Hay miedos que detienen, que evitan avanzar, miedos gracias a los que se detienen manifestaciones, movimientos sociales, se oculta la verdad y se ensombrecen los efectos de las luchas. Miedos que conducen a la apatía y que desincentivan la participación haciéndonos creer que no hay soluciones ante los grandes problemas que enfrentamos las sociedades postmodernas. El miedo es una emoción básica y necesaria, pero debe racionalizarse, nuevamente, como se haría en el diván, haciendo consciente lo inconsciente y desentrañando las representaciones no dichas que generan las inseguridades sociales y que fomentan la polarización.

Ilustración.

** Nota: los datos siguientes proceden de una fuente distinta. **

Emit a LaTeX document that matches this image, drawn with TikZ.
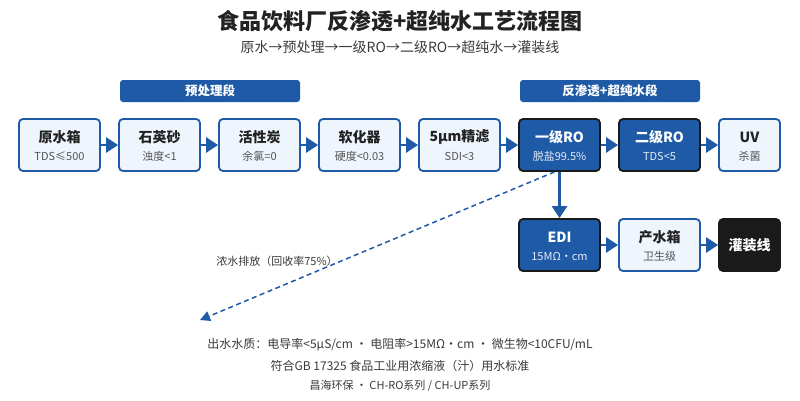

Diana Olvera

Manchamanteles

Y el miedo bien puede convertirse en arte, como lo recuerda el poema “Gata negra” de Rainer Maria Rilke:

Un fantasma, aunque invisible, es aún un espacio

donde tu vista puede golpear, resonando; pero aquí

entre este espeso pelaje negro, tu más dura mirada

será absorbida y desaparecerá completamente:

 

como si fuera un loco delirante, cuando nada ya

puede aliviarlo, que acomete contra la noche oscura

aullando, golpea la pared acolchada, y siente

la ira amainando hasta calmarse.

 

Ella parece esconder dentro de sí todas las miradas

que le han posado, para poder observarlas

como a un público, amenazante y taciturna

y enrollarse a dormir con ellas. Pero casi de pronto

 

ella mueve su cara hacia la tuya, como si despertara;

y sobresaltado, te ves pequeño,

dentro del ámbar de sus órbitas

suspendido, como un insecto de una especie extinguida.

 

Narciso el obsceno

Y si me dan miedo los comienzos, ¿puedo faltar los lunes?